Hall completed 31 of 46 passes for 420 yards and a touchdown and ran for 139 yards and three TDs in seven appearances in 2019, but suffered a concussion in a 42-14 win over Utah State on Nov. 2 and didn’t play the remainder of the season. He finished with a passer efficiency rating of 151.2.
“When Jaren played a couple years ago, briefly, he showed some really exciting flashes of what he is capable of,” Roderick said. “He is an excellent passer, very accurate thrower, with a lot of ability to be a good player. He has had some bad luck with injuries, but we expect him to be fully healthy for spring ball.”
Romney, a walk-on who has since been put on scholarship, was thrust into action when Hall was injured late in a 27-23 loss to South Florida and threw for 73 yards, but was unable to pull the game out for the Cougars.
A week later, however, Romney led BYU to a 28-25 upset of No. 14 Boise State, throwing for 221 yards and two TDs.

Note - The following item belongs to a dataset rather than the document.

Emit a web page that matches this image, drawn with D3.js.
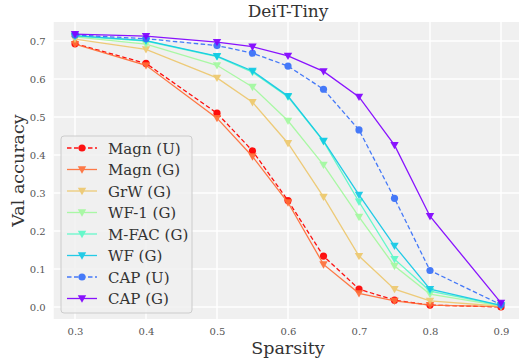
<!DOCTYPE html>
<html><head><meta charset="utf-8">
<script src="https://cdn.jsdelivr.net/npm/d3@7"></script>
<style>body{margin:0;background:#fff}svg{display:block}</style>
</head><body><div id="chart"></div>
<script>
const sparsity = [0.3, 0.4, 0.5, 0.55, 0.6, 0.65, 0.7, 0.75, 0.8, 0.9];
const seriesNames = ["Magn (U)", "Magn (G)", "GrW (G)", "WF-1 (G)", "M-FAC (G)", "WF (G)", "CAP (U)", "CAP (G)"];
const magnU = [0.693, 0.641, 0.510, 0.411, 0.280, 0.134, 0.047, 0.018, 0.005, 0.000];
const magnG = [0.692, 0.636, 0.497, 0.396, 0.275, 0.112, 0.036, 0.016, 0.005, 0.001];
const grwG  = [0.705, 0.678, 0.603, 0.539, 0.431, 0.290, 0.134, 0.047, 0.016, 0.002];
const wf1G  = [0.711, 0.692, 0.636, 0.579, 0.490, 0.374, 0.237, 0.108, 0.034, 0.003];
const mfacG = [0.713, 0.700, 0.659, 0.618, 0.553, 0.436, 0.277, 0.126, 0.042, 0.004];
const wfG   = [0.714, 0.701, 0.660, 0.621, 0.555, 0.437, 0.295, 0.161, 0.047, 0.004];
const capU  = [0.716, 0.706, 0.688, 0.668, 0.634, 0.573, 0.466, 0.286, 0.096, 0.006];
const capG  = [0.718, 0.713, 0.697, 0.685, 0.661, 0.620, 0.553, 0.426, 0.239, 0.011];
const xTicks = [0.3, 0.4, 0.5, 0.6, 0.7, 0.8, 0.9];
const yTicks = [0.0, 0.1, 0.2, 0.3, 0.4, 0.5, 0.6, 0.7];
const titleText = "DeiT-Tiny", xLabel = "Sparsity", yLabel = "Val accuracy";

const allValues = [magnU, magnG, grwG, wf1G, mfacG, wfG, capU, capG];
const colors = ["#ff0000", "#ff6f39", "#edc86f", "#a4f99f", "#5bf9c7", "#12c8e6", "#376ff9", "#8000ff"];
const dashed = [true, false, false, false, false, false, true, false];
const markers = ["circle", "tri", "tri", "tri", "tri", "tri", "circle", "tri"];

const W = 519, H = 360;
const svg = d3.select("#chart").append("svg").attr("width", W).attr("height", H);
const font = "'DejaVu Serif', serif";

const x = d3.scaleLinear().domain([0.3, 0.9]).range([75, 501]);
const y = d3.scaleLinear().domain([0, 0.7]).range([307, 41]);
const x0 = x(0.27), x1 = x(0.93), yTop = y(0.75), yBot = y(-0.0316);

svg.append("rect").attr("x", x0).attr("y", yTop).attr("width", x1 - x0).attr("height", yBot - yTop).attr("fill", "#f0f0f0");

const grid = svg.append("g");
xTicks.forEach(t => grid.append("line").attr("x1", x(t)).attr("x2", x(t)).attr("y1", yTop).attr("y2", yBot).attr("stroke", "#fff").attr("stroke-width", 1.4));
yTicks.forEach(t => grid.append("line").attr("x1", x0).attr("x2", x1).attr("y1", y(t)).attr("y2", y(t)).attr("stroke", "#fff").attr("stroke-width", 1.4));

const xAxis = svg.append("g").attr("transform", `translate(0,${yBot})`)
  .call(d3.axisBottom(x).tickValues(xTicks).tickFormat(d3.format(".1f")).tickSize(0).tickPadding(9));
const yAxis = svg.append("g").attr("transform", `translate(${x0},0)`)
  .call(d3.axisLeft(y).tickValues(yTicks).tickFormat(d3.format(".1f")).tickSize(0).tickPadding(8));
[xAxis, yAxis].forEach(a => {
  a.select(".domain").remove();
  a.selectAll("text").attr("font-family", font).attr("font-size", 10).attr("fill", "#555");
});

svg.append("clipPath").attr("id", "pc").append("rect").attr("x", x0).attr("y", yTop).attr("width", x1 - x0).attr("height", yBot - yTop);
const plot = svg.append("g").attr("clip-path", "url(#pc)");

function drawMarker(g, type, cx, cy, color) {
  if (type === "circle") {
    g.append("circle").attr("cx", cx).attr("cy", cy).attr("r", 3.6).attr("fill", color);
  } else {
    const s = 4.2;
    g.append("path").attr("d", `M${cx - s},${cy - s * 0.75}L${cx + s},${cy - s * 0.75}L${cx},${cy + s}Z`).attr("fill", color);
  }
}

const line = d3.line().x((d, i) => x(sparsity[i])).y(d => y(d));
allValues.forEach((vals, k) => {
  const g = plot.append("g").attr("opacity", 0.92);
  g.append("path").attr("d", line(vals)).attr("fill", "none").attr("stroke", colors[k]).attr("stroke-width", 1.3)
    .attr("stroke-dasharray", dashed[k] ? "4.5,2.5" : null);
  vals.forEach((v, i) => drawMarker(g, markers[k], x(sparsity[i]), y(v), colors[k]));
});

// Legend
const lg = svg.append("g");
lg.append("rect").attr("x", 61).attr("y", 136).attr("width", 131).attr("height", 177).attr("rx", 3)
  .attr("fill", "#f0f0f0").attr("fill-opacity", 0.85).attr("stroke", "#cccccc").attr("stroke-width", 1);
seriesNames.forEach((name, k) => {
  const ly = 148 + k * 21.5;
  const g = lg.append("g").attr("opacity", 0.92);
  g.append("line").attr("x1", 67).attr("x2", 97).attr("y1", ly).attr("y2", ly).attr("stroke", colors[k]).attr("stroke-width", 1.3)
    .attr("stroke-dasharray", dashed[k] ? "4.5,2.5" : null);
  drawMarker(g, markers[k], 82, ly, colors[k]);
  lg.append("text").attr("x", 108).attr("y", ly + 5.5).attr("font-family", font).attr("font-size", 15).attr("fill", "#333").text(name);
});

svg.append("text").attr("x", (x0 + x1) / 2).attr("y", 17).attr("text-anchor", "middle").attr("font-family", font).attr("font-size", 17).attr("fill", "#333").text(titleText);
svg.append("text").attr("x", (x0 + x1) / 2).attr("y", 354).attr("text-anchor", "middle").attr("font-family", font).attr("font-size", 17.5).attr("fill", "#333").text(xLabel);
svg.append("text").attr("transform", `translate(24,${(yTop + yBot) / 2}) rotate(-90)`).attr("text-anchor", "middle").attr("font-family", font).attr("font-size", 17.5).attr("fill", "#333").text(yLabel);
</script></body></html>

He relieved Hall in the USU game, throwing for 191 yards in the second alone, and then beat Liberty 31-24 a week later at LaVell Edwards Stadium by throwing for 262 yards and three TDs.
Romney, the older brother of BYU receiver Gunner Romney, finished with a passer rating of 159.8 in 2019.
Maiava-Peters and Conover were more highly recruited than Hall and Romney, especially Conover. A native of Hau’ula, Hawaii, Maiava-Peters was rated as the No. 23 dual-threat QB in the country coming out of St. John’s College High in the Washington, D.C., area and was also recruited by Michigan, Oregon, Purdue, Virginia and Utah.
Conover was a four-star recruit out of Chandler, Arizona, but opted to serve a mission for The Church of Jesus Christ of Latter-day Saints, leaving in February 2019. His mission to Paraguay was cut short by the pandemic and he joined the team last September.
“We have two young quarterbacks on scholarship right now, who were both very highly recruited, and really good players.” Roderick said. “So it is going to be tough. I can’t make any predictions right now, but we will make sure each one of those guys gets an opportunity to show what they can do.”
Another highly recruited offensive player from the 2019 signing class, American Fork receiver Chase Roberts, returns from a mission in Canada this spring and will join the team this summer, receivers coach and new passing game coordinator Fesi Sitake said Tuesday.
Sitake said he will be involved in the selection of the starting quarterback as much as Roderick wants him to be.
“Yeah, it will be completely his call,” Sitake said. “(Roderick), as he has always done, will lean on other coaches for their insight. Whether he has his mind made up or not, he has done great with that stuff. So he is going to make that call, but I won’t be surprised if he (asks) for everyone else’s opinion.”